Now lets go deeper on @antkam's point. Assume his third assumption holds. Now for each of the $2^{b+1}-1$ messages Alice can give, Bob needs to have a response. If this response were non-deterministic, then just select an arbitrary (but fixed) response from Bob's considerations, since each possible decision of Bob must lead to a prize. Now if $2^{b+1} -1+ k \leq n$ we see that we have a problem if the referee chooses the $k$ boxes that this strategy cannot reach. For this it is sufficient that the referee plays each of the possible $\binom{n}{k}$ combinations with non-zero probability (but need not be 'adverserial').
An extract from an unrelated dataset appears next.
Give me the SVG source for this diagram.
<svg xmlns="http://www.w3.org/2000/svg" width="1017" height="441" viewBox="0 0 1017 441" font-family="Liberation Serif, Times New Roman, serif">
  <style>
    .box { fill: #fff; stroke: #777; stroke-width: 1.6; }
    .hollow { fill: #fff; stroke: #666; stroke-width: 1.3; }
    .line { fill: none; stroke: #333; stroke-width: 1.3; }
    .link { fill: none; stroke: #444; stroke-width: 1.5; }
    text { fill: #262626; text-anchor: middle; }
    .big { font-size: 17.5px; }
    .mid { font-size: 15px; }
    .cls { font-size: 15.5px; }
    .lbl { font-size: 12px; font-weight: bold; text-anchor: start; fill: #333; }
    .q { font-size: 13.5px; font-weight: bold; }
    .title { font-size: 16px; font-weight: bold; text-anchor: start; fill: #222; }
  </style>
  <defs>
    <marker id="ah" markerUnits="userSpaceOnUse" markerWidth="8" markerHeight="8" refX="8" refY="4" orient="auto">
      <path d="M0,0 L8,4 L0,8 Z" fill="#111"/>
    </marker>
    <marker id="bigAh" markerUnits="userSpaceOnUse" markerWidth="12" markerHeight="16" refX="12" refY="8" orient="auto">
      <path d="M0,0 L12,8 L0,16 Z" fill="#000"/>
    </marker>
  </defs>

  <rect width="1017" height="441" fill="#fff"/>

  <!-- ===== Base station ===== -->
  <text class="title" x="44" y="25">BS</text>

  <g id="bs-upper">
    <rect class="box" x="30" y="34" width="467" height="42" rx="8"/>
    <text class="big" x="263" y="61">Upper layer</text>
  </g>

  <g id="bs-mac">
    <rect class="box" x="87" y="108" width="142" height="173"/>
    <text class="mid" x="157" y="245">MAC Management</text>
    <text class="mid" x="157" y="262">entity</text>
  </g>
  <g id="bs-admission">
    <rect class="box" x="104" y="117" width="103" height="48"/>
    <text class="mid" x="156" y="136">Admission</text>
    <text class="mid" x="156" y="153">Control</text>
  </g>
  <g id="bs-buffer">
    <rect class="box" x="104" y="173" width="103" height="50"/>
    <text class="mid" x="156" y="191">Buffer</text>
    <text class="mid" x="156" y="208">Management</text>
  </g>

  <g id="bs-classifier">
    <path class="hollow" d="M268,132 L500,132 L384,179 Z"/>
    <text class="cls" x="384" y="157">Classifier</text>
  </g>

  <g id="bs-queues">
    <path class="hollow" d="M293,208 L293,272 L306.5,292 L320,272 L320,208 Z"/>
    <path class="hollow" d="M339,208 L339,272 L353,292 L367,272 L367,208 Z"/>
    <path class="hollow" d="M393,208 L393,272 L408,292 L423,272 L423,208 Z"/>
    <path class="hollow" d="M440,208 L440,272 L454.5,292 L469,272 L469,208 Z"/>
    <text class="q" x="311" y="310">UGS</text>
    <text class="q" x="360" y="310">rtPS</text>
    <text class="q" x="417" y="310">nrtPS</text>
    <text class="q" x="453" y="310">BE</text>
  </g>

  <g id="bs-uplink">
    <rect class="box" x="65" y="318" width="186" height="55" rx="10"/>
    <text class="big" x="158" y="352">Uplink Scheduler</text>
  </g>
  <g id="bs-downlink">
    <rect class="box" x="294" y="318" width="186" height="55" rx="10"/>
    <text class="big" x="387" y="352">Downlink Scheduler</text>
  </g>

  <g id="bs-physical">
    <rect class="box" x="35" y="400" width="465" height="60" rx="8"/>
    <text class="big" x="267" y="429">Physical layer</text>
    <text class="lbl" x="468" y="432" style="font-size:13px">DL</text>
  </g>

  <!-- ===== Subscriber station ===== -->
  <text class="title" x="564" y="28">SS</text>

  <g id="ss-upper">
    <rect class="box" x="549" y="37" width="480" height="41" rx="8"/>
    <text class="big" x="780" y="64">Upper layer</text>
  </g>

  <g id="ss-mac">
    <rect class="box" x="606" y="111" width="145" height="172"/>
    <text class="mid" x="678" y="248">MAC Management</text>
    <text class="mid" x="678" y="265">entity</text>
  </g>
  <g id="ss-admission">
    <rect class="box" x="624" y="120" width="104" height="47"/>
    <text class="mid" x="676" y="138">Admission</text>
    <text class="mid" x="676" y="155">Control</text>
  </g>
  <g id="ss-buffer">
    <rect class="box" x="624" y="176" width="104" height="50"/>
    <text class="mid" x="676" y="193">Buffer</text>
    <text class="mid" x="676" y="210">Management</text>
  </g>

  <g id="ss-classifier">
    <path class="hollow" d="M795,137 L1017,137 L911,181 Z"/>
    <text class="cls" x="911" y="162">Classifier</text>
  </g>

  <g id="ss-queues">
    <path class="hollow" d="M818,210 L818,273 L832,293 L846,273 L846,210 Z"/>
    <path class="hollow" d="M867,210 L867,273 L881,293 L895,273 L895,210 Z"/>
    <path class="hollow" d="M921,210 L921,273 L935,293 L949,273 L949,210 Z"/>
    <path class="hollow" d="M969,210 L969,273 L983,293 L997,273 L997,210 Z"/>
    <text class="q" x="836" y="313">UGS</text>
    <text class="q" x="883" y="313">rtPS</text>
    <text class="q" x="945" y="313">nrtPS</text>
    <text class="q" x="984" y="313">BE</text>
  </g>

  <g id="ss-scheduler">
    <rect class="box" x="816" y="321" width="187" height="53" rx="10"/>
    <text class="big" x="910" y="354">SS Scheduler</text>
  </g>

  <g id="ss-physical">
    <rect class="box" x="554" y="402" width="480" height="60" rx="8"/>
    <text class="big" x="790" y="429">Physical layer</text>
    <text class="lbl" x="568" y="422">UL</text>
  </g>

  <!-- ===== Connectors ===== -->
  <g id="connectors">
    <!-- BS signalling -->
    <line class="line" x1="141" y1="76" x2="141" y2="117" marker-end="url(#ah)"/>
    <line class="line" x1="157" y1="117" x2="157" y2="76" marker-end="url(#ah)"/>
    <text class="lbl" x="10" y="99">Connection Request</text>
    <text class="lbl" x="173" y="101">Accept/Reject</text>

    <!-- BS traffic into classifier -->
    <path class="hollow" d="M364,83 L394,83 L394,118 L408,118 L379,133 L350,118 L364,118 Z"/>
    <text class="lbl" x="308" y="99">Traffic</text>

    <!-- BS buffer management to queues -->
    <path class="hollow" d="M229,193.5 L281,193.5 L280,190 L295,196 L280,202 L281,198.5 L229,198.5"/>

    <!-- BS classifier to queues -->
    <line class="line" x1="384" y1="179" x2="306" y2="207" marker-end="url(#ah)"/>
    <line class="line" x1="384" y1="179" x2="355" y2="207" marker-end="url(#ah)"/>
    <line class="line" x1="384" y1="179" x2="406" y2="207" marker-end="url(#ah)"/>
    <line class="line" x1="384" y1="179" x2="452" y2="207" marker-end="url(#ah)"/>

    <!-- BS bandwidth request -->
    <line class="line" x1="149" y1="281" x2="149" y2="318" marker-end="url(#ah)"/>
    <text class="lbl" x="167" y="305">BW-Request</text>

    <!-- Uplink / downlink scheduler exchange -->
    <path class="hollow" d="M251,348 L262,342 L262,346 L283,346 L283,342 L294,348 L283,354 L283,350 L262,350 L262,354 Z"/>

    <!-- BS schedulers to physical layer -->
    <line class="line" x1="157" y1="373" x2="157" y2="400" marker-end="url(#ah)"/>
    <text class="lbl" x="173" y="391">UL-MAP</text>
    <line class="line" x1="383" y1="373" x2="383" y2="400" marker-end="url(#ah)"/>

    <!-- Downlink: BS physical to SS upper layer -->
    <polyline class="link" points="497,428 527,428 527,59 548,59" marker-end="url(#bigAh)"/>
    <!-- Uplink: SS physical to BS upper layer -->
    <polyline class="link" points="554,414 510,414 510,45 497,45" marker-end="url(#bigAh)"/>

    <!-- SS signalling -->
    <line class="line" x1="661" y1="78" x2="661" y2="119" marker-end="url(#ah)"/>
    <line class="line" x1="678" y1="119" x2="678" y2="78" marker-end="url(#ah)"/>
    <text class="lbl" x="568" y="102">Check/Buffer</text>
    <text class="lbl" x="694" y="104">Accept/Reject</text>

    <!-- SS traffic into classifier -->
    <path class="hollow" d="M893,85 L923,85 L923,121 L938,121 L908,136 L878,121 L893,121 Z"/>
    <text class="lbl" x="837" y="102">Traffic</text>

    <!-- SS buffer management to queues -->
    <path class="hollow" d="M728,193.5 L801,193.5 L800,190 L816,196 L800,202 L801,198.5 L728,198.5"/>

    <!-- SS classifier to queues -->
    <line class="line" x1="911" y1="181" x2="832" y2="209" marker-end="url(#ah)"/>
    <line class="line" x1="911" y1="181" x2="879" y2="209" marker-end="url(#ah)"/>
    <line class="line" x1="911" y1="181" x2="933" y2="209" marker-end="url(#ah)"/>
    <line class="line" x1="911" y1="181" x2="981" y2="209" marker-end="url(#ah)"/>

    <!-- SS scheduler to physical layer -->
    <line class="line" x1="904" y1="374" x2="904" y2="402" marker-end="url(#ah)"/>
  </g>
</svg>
Notice that this condition is also necessary: if there is just one combination that the referee never plays, Alice and Bob can do better! We also see that Alice playing a random strategy or not has no effect on the counting argument.

Conclusion: to be certain of a win, Alice and Bob need at least one message with $\lceil\log_2(n-k+2)\rceil - 1$ bits of information (and this bound can trivially be achieved).


This is however only minimizing the maximal message size. If you want the message size to be the lowest-possible on average against for example a referee playing uniformly, you need the techniques that @leonbloy suggested. If we consider a deterministic strategy $f$ for Alice, meaning on input $X=(X_1,\dots,X_k)$ she redirects Bob to the box with ID $f(X)$, then it might well be that not every ID has equal probability of being chosen. By agreeing on a renumbering of the boxes, Alice and Bob can make advantage of this by giving boxes with a high probability of being $f(X)$ a short message length.

The average number of bits needed with this strategy $f$ is best measured with the classical entropy-function $\sum{-p_i \log_2(p_i)}$ (if I'm not mistaken). Now we should minimize the entropy of the image of $f$. Some candidates for $f$ could be: $f(X) = \min(X)$, $f(X) = \text{median}(X)$,... My experiments for small $n$ and $k$ show that the minimum-function is best on average among several $f$, but I don't know if this could be proven analytically.